* [What you need to do]: Return the data exactly, with all pictures removed.

* [Material provided]:
++++

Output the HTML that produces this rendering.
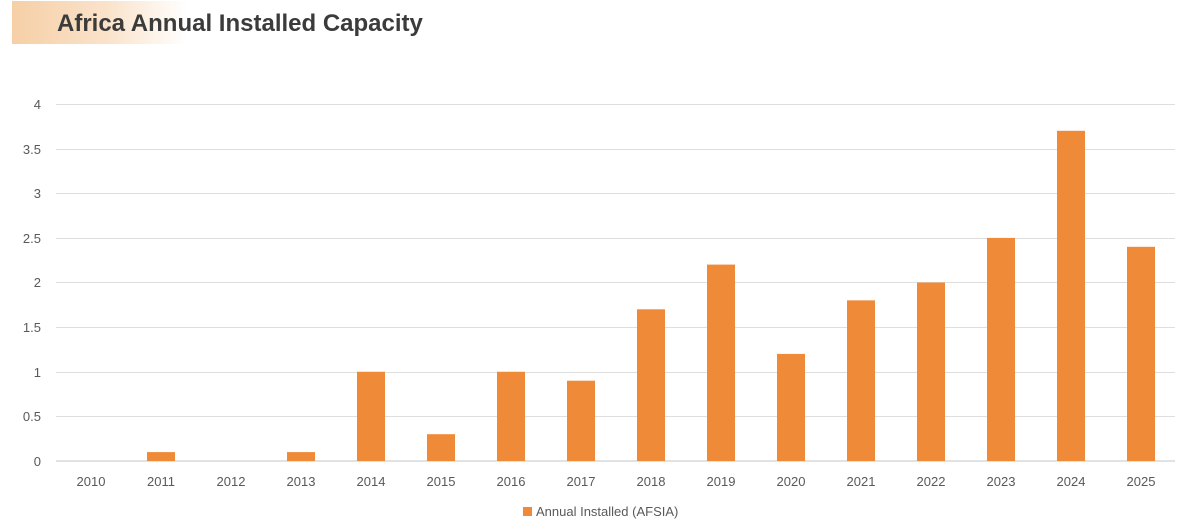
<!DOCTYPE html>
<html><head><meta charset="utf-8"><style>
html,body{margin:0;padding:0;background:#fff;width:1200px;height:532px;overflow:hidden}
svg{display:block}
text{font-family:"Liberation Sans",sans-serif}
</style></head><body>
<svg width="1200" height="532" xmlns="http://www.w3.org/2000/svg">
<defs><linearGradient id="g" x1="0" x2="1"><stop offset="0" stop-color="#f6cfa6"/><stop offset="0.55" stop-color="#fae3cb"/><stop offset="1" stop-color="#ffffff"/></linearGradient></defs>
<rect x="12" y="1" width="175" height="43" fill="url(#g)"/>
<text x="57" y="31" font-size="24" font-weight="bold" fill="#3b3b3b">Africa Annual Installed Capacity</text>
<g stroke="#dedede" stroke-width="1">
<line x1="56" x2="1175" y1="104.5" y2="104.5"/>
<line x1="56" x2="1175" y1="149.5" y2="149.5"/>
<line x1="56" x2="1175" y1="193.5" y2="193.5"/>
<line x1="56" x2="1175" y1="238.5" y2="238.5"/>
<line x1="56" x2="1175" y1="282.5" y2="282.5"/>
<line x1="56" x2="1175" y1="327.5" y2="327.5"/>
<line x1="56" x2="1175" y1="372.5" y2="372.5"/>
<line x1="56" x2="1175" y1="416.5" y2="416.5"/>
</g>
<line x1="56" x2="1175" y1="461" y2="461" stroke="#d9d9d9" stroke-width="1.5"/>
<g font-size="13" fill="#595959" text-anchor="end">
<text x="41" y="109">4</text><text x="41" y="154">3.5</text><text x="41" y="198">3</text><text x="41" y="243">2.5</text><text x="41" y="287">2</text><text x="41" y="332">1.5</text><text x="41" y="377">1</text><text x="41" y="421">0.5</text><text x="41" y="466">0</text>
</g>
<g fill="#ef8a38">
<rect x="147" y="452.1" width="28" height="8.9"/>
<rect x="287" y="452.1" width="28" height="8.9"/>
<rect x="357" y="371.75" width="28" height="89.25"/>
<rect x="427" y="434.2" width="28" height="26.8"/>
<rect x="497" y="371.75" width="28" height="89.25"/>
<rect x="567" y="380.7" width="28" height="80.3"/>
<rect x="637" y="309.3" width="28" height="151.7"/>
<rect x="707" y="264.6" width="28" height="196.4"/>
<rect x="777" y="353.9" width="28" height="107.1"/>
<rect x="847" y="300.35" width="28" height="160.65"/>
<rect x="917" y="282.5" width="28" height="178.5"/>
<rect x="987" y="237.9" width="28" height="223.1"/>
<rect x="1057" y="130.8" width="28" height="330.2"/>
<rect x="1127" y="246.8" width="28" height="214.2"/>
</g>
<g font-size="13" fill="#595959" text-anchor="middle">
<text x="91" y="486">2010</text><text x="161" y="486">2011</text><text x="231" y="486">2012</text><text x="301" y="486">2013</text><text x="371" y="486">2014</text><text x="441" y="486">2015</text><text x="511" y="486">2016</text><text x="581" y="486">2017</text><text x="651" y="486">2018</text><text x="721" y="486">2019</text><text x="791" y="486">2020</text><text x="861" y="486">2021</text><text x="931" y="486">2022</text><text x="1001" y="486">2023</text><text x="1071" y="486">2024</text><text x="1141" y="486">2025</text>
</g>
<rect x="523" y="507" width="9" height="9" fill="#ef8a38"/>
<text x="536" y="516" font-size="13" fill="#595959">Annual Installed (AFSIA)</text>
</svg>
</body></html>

++++

* [Written solution]:
Output the HTML that produces this rendering.
<!DOCTYPE html>
<html><head><meta charset="utf-8"><style>
html,body{margin:0;padding:0;background:#fff;width:1200px;height:532px;overflow:hidden}
svg{display:block}
text{font-family:"Liberation Sans",sans-serif}
</style></head><body>
<svg width="1200" height="532" xmlns="http://www.w3.org/2000/svg">
<defs><linearGradient id="g" x1="0" x2="1"><stop offset="0" stop-color="#f6cfa6"/><stop offset="0.55" stop-color="#fae3cb"/><stop offset="1" stop-color="#ffffff"/></linearGradient></defs>
<rect x="12" y="1" width="175" height="43" fill="url(#g)"/>
<text x="57" y="31" font-size="24" font-weight="bold" fill="#3b3b3b">Africa Annual Installed Capacity</text>
<g stroke="#dedede" stroke-width="1">
<line x1="56" x2="1175" y1="104.5" y2="104.5"/>
<line x1="56" x2="1175" y1="149.5" y2="149.5"/>
<line x1="56" x2="1175" y1="193.5" y2="193.5"/>
<line x1="56" x2="1175" y1="238.5" y2="238.5"/>
<line x1="56" x2="1175" y1="282.5" y2="282.5"/>
<line x1="56" x2="1175" y1="327.5" y2="327.5"/>
<line x1="56" x2="1175" y1="372.5" y2="372.5"/>
<line x1="56" x2="1175" y1="416.5" y2="416.5"/>
</g>
<line x1="56" x2="1175" y1="461" y2="461" stroke="#d9d9d9" stroke-width="1.5"/>
<g font-size="13" fill="#595959" text-anchor="end">
<text x="41" y="109">4</text><text x="41" y="154">3.5</text><text x="41" y="198">3</text><text x="41" y="243">2.5</text><text x="41" y="287">2</text><text x="41" y="332">1.5</text><text x="41" y="377">1</text><text x="41" y="421">0.5</text><text x="41" y="466">0</text>
</g>
<g fill="#ef8a38">
<rect x="147" y="452.1" width="28" height="8.9"/>
<rect x="287" y="452.1" width="28" height="8.9"/>
<rect x="357" y="371.75" width="28" height="89.25"/>
<rect x="427" y="434.2" width="28" height="26.8"/>
<rect x="497" y="371.75" width="28" height="89.25"/>
<rect x="567" y="380.7" width="28" height="80.3"/>
<rect x="637" y="309.3" width="28" height="151.7"/>
<rect x="707" y="264.6" width="28" height="196.4"/>
<rect x="777" y="353.9" width="28" height="107.1"/>
<rect x="847" y="300.35" width="28" height="160.65"/>
<rect x="917" y="282.5" width="28" height="178.5"/>
<rect x="987" y="237.9" width="28" height="223.1"/>
<rect x="1057" y="130.8" width="28" height="330.2"/>
<rect x="1127" y="246.8" width="28" height="214.2"/>
</g>
<g font-size="13" fill="#595959" text-anchor="middle">
<text x="91" y="486">2010</text><text x="161" y="486">2011</text><text x="231" y="486">2012</text><text x="301" y="486">2013</text><text x="371" y="486">2014</text><text x="441" y="486">2015</text><text x="511" y="486">2016</text><text x="581" y="486">2017</text><text x="651" y="486">2018</text><text x="721" y="486">2019</text><text x="791" y="486">2020</text><text x="861" y="486">2021</text><text x="931" y="486">2022</text><text x="1001" y="486">2023</text><text x="1071" y="486">2024</text><text x="1141" y="486">2025</text>
</g>
<rect x="523" y="507" width="9" height="9" fill="#ef8a38"/>
<text x="536" y="516" font-size="13" fill="#595959">Annual Installed (AFSIA)</text>
</svg>
</body></html>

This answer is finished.